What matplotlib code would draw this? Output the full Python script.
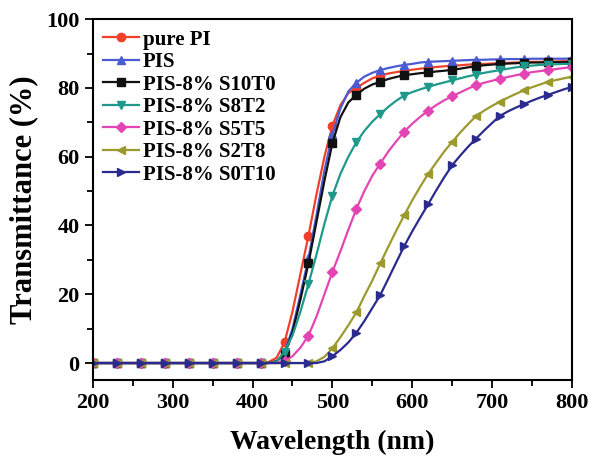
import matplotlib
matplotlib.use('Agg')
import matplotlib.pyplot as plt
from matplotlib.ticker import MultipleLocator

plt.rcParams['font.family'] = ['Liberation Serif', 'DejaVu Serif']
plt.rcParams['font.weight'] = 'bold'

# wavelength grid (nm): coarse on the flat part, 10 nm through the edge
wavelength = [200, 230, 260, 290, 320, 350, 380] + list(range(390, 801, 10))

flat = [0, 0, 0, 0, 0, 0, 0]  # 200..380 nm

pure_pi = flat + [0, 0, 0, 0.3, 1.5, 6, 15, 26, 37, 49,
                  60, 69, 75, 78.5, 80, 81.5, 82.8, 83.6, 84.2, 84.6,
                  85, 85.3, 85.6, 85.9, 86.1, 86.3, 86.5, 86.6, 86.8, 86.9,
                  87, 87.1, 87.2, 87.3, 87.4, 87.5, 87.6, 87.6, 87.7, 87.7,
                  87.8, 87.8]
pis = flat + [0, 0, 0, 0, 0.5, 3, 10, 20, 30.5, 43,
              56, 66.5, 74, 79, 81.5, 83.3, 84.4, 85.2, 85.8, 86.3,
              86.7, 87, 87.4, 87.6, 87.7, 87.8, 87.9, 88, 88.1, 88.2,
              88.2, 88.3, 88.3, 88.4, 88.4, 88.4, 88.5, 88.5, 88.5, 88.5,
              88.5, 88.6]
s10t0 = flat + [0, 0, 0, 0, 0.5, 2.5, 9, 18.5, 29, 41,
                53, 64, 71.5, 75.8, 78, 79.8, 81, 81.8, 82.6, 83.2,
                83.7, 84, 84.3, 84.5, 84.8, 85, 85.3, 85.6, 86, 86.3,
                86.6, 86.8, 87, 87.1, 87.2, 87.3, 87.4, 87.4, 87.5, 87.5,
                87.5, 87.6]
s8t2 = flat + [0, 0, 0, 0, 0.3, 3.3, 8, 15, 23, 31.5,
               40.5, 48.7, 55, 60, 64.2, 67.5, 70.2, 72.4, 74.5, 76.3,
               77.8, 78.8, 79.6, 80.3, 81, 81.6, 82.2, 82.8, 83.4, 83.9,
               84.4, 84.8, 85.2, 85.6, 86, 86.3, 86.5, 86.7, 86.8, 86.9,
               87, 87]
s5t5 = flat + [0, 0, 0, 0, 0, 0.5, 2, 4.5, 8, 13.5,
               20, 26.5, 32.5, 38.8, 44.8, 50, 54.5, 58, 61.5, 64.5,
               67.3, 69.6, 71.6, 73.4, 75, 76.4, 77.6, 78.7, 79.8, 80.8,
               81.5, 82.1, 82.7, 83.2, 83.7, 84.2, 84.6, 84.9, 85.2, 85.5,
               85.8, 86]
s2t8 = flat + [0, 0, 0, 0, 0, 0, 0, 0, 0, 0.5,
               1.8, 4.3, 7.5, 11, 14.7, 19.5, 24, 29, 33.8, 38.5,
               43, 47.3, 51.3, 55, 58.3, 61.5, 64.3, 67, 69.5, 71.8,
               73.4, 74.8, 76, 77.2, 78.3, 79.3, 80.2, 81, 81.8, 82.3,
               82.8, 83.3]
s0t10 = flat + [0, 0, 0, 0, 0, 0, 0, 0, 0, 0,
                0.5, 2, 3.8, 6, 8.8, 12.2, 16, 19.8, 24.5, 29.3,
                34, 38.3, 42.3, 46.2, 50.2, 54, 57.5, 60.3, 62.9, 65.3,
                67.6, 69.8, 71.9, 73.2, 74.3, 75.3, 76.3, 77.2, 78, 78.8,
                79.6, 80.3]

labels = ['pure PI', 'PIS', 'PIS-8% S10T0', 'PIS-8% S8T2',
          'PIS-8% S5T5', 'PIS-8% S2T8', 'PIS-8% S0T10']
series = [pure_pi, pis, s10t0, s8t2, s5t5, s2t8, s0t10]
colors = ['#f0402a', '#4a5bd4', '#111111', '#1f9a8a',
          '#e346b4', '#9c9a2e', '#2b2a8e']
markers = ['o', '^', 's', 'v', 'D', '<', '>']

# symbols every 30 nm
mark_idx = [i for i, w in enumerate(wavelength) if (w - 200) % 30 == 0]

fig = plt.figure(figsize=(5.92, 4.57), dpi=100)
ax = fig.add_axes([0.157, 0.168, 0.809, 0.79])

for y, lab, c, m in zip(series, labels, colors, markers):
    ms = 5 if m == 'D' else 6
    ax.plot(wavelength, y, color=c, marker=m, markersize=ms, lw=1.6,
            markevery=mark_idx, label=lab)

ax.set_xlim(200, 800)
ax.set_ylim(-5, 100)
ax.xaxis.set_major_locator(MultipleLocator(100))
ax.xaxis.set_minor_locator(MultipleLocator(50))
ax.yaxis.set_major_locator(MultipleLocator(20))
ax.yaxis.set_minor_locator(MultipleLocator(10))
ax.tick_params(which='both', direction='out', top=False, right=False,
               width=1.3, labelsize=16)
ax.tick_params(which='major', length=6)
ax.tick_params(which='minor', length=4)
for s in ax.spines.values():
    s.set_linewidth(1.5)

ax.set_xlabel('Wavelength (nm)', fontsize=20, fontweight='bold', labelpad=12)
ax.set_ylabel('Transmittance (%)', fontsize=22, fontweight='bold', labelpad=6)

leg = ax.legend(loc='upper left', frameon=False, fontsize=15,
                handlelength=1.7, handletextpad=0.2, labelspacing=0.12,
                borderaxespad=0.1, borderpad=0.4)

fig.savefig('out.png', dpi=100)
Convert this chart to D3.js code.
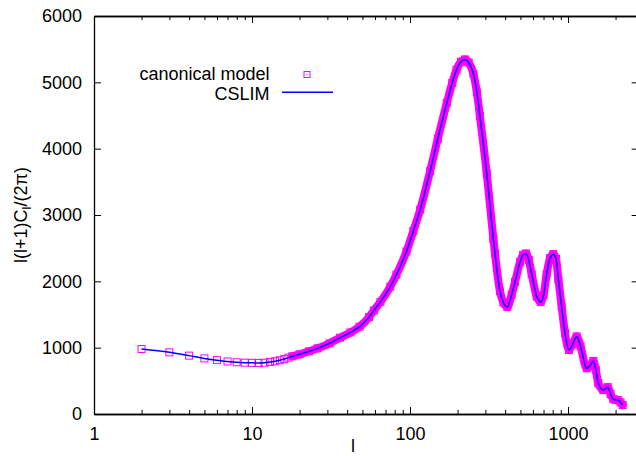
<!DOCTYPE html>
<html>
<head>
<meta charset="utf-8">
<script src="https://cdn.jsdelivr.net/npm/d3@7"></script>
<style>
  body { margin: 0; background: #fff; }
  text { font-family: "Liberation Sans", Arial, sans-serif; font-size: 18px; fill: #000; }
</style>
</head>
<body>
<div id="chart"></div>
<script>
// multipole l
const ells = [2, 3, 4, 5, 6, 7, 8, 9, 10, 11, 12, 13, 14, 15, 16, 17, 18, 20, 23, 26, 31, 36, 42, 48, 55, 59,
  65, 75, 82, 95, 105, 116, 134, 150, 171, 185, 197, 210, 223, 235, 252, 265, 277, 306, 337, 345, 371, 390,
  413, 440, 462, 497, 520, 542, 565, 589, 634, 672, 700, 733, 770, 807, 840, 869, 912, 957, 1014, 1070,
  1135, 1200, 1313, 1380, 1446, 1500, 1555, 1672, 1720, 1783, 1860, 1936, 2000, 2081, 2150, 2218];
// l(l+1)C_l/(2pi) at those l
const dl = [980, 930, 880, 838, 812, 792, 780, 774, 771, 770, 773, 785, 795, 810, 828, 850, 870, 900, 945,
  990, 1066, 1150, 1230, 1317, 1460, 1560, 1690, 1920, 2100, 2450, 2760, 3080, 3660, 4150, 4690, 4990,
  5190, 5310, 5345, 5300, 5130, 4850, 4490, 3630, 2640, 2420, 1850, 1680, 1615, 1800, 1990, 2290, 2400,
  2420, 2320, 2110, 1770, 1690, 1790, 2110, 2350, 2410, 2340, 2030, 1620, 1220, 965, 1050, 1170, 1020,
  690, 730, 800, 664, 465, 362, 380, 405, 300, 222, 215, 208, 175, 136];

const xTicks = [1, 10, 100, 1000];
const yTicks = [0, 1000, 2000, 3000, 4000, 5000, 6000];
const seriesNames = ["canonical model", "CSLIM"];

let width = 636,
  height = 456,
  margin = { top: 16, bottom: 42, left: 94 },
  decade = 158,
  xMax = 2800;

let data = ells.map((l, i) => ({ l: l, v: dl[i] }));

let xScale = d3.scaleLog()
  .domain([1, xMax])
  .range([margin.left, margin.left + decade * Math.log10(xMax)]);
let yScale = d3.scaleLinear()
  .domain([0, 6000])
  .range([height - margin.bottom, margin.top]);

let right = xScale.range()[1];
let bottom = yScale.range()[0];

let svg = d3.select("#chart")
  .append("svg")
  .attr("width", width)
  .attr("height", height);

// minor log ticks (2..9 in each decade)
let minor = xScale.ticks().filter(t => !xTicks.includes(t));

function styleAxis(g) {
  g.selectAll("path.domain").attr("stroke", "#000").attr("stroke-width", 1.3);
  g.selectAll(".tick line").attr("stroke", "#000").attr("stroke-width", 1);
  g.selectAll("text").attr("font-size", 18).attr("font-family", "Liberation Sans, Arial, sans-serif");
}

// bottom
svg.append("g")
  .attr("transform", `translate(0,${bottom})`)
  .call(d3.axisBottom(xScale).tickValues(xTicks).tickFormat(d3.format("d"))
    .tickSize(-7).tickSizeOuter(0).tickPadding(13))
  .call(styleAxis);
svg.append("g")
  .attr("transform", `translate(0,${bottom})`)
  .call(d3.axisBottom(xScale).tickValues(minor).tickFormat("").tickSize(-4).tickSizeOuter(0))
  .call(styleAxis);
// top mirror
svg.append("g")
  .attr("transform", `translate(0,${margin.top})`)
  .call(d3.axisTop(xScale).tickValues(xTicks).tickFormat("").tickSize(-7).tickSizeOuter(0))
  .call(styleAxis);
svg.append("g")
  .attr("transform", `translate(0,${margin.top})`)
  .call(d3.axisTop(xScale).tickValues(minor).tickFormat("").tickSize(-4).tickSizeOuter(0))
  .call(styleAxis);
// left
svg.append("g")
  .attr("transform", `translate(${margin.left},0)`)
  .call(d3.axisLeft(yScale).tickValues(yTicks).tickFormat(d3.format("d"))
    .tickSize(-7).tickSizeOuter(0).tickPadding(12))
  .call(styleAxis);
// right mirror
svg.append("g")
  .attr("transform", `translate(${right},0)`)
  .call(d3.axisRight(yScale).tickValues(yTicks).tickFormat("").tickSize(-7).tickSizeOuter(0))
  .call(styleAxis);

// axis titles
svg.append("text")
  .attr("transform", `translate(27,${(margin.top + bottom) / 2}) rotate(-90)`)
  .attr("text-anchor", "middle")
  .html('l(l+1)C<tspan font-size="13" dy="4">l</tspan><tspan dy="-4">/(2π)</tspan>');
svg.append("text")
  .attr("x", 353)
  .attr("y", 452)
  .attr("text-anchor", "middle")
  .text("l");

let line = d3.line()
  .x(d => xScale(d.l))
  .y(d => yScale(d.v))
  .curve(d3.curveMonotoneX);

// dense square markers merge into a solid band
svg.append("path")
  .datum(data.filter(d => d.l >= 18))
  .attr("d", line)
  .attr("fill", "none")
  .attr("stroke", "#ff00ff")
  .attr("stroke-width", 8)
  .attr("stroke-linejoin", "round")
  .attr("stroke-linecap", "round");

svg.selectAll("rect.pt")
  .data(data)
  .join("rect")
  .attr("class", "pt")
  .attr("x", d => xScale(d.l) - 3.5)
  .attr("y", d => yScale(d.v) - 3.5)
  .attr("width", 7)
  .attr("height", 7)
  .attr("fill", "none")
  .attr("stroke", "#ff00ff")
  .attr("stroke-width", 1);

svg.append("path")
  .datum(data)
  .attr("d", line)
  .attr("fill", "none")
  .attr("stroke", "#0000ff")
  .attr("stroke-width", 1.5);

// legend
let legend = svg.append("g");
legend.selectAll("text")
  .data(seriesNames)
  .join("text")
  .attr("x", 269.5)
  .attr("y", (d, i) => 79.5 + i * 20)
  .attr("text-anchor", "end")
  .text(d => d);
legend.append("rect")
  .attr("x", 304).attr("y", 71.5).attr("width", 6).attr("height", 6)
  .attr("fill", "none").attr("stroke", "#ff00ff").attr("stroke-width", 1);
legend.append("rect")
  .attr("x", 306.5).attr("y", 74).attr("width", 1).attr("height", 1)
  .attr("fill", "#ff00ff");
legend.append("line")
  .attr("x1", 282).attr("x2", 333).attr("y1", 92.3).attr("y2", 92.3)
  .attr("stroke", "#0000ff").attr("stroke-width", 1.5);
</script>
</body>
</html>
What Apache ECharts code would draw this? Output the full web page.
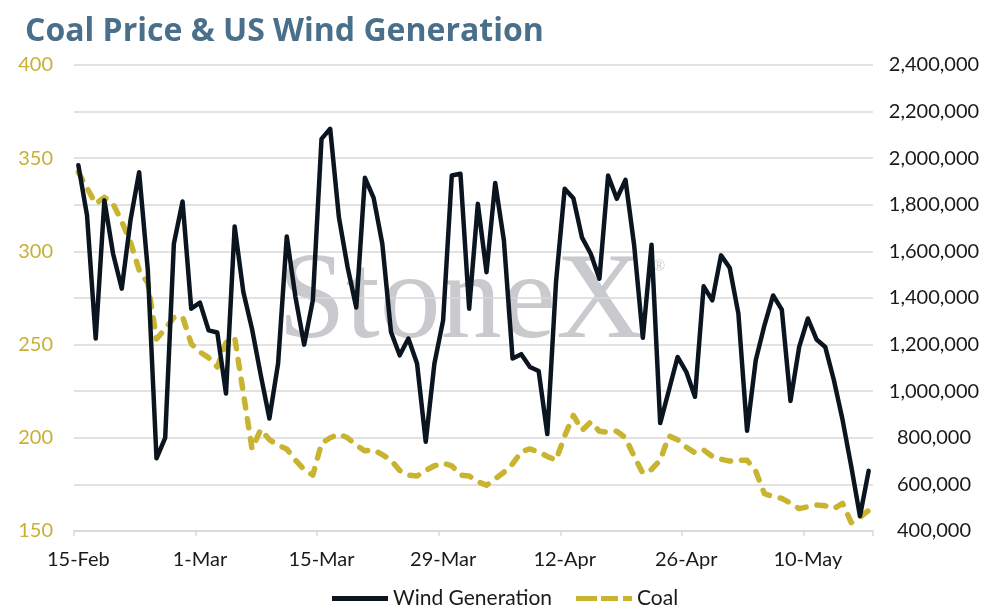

__________________________________________________

Each line above that holds the string "code" should be copied and shown.

# [The solution]
What matplotlib code would draw this? Output the full Python script.
Convert this chart to D3.js code.
What Apache ECharts code would draw this? Output the full web page.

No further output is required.